In the aftermath of various mutations of twentieth-century 'critical theory' (Frankfurt School, 'French Theory', etc.), proponents of 'postcritique' have argued that critical theory has 'run out of steam'. Instead, this seminar series starts from the premise that 21st-century crisis has also generated dynamic new ways of reconsidering these questions. A critical theory of the present is necessarily a crisis theory.
In this session, Deborah Cowen will give a talk entitled ‘Crisis in Motion’:
As monuments to colonial and racial capitalist violence come crashing down around the world, calls build for deeper engagement not only with the symbols of imperialism, but with their defining socio-technical systems. Infrastructures are systems assembled to sustain and expand reproduction, but to whom and to what do they give life? This talk tracks the infrastructures of broken worlds. It looks at a set of entangled struggles over the imperial logistics of circulation and containment, locates crisis in motion, and considers forms of futurity and queer collectivity anchored in infrastructure’s refusal, reconfiguration, and repair.
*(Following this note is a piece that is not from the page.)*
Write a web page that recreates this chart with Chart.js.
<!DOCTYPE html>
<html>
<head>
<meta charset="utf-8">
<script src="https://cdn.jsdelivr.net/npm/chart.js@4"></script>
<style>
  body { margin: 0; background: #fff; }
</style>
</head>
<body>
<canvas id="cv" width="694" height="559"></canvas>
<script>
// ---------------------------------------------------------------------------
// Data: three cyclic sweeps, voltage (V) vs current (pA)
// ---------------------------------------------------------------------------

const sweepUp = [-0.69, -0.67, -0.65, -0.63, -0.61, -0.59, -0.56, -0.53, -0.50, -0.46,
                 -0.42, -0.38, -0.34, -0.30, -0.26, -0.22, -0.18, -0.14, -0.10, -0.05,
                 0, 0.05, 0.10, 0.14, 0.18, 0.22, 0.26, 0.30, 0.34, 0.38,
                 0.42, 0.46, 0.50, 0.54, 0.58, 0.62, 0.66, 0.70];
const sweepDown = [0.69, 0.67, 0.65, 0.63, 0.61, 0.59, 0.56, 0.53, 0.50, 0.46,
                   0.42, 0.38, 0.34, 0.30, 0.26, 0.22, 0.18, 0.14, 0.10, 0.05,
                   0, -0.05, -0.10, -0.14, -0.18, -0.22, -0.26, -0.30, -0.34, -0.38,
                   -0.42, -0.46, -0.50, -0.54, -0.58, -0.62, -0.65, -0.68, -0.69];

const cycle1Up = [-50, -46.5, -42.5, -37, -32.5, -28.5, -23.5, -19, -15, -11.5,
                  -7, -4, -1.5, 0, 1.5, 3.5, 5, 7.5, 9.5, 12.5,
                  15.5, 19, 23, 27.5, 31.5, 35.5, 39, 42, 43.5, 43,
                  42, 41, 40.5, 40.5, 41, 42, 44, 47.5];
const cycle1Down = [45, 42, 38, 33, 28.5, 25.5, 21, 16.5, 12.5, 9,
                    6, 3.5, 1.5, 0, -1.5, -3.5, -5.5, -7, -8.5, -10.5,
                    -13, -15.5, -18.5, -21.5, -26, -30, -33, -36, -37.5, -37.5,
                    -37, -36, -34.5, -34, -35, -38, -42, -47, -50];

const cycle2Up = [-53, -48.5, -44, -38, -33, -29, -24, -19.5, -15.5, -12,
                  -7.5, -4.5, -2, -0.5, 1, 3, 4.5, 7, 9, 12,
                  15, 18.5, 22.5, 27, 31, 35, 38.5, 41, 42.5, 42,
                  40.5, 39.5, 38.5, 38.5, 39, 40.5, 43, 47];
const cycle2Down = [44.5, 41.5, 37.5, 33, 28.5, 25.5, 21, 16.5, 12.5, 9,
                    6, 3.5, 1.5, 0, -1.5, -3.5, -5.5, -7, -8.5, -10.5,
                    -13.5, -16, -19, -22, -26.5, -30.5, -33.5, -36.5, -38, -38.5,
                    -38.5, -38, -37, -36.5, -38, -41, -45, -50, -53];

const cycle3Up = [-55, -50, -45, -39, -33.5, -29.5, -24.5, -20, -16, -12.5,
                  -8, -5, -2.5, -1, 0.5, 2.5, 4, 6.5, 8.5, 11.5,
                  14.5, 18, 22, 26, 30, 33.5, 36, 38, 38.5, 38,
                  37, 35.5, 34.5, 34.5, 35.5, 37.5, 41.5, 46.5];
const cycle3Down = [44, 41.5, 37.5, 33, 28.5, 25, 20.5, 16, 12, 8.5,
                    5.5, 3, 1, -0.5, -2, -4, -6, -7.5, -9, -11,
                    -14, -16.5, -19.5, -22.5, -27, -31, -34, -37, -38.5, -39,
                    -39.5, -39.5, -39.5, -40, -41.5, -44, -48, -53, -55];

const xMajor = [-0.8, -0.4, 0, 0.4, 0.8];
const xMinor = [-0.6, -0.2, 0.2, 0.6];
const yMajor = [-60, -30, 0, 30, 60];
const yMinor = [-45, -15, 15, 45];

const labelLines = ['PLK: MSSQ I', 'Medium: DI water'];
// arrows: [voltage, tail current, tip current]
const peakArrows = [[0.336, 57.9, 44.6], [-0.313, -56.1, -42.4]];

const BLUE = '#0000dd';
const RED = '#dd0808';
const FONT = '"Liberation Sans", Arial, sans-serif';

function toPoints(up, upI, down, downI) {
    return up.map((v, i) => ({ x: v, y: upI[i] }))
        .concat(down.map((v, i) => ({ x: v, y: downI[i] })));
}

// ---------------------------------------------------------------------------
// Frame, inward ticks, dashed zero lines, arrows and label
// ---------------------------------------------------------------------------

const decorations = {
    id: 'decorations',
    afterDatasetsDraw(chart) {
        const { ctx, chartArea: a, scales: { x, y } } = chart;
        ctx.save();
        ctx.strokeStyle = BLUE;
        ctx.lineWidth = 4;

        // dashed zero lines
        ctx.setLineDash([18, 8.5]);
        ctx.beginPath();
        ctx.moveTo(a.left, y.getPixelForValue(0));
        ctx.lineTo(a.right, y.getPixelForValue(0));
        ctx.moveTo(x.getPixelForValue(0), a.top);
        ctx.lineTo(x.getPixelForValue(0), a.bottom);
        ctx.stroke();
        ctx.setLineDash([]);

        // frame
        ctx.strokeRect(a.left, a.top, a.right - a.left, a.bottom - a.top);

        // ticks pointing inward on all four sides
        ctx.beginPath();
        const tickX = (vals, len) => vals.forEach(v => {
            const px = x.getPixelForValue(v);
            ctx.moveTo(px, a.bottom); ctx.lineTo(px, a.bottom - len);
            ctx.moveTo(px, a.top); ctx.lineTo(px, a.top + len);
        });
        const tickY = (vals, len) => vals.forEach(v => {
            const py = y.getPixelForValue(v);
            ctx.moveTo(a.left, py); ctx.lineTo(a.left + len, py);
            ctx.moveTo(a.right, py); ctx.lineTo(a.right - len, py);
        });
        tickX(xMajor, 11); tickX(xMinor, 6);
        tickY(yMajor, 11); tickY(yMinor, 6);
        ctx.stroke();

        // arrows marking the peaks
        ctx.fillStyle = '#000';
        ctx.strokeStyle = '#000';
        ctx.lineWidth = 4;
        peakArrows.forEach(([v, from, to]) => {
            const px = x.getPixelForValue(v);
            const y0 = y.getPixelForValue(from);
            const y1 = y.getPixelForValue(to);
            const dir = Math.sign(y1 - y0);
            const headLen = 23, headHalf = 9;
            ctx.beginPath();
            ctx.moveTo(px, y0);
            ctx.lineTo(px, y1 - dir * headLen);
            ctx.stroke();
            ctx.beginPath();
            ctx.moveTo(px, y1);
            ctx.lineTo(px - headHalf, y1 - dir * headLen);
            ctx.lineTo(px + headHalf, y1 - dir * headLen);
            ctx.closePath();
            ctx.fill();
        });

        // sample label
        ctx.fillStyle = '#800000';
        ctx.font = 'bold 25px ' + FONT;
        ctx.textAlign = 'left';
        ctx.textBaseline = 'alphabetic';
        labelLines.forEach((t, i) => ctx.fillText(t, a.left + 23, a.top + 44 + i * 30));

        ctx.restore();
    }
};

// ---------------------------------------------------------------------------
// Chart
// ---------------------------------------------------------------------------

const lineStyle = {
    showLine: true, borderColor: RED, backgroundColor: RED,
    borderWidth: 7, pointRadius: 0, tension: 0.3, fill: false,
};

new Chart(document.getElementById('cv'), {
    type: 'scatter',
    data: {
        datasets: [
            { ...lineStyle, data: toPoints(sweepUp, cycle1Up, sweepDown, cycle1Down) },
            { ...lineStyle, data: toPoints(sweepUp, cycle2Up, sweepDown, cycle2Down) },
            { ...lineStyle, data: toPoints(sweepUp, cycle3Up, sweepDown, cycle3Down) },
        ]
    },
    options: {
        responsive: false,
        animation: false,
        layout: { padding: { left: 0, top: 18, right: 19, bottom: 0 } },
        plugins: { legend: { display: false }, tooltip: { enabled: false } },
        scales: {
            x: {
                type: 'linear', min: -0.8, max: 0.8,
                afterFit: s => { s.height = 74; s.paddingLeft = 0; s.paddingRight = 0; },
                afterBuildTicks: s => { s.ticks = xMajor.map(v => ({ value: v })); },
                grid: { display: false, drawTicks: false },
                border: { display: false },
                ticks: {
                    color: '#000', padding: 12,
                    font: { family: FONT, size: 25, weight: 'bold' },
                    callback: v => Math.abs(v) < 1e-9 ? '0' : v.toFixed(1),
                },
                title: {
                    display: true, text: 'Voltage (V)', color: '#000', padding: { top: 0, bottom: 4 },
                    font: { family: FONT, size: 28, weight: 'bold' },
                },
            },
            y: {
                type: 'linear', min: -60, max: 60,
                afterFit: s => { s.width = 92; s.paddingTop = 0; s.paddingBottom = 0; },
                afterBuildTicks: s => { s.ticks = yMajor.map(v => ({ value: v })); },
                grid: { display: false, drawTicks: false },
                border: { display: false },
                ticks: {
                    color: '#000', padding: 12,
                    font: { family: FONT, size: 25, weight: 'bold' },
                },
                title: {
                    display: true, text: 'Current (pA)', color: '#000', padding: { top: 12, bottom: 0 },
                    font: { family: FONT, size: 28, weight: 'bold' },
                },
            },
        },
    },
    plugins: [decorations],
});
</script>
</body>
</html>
Deborah Cowen teaches in the Department of Geography and Planning at the University of Toronto. Deb's work is concerned with the intimate life of war in ostensibly civilian spaces, the logistics of supply chain and racial capitalism, and the contested geographies of settler colonial infrastructure. The author of The Deadly Life of Logistics: Mapping Violence in Global Trade and Military Workfare: The Soldier and Social Citizenship in Canada, Deb also co-edited War, Citizenship, Territory and Digital Life in the Global City: Contesting Infrastructures, and with Katherine McKittrick and Simone Browne co-edits the Duke University Press book series Errantries.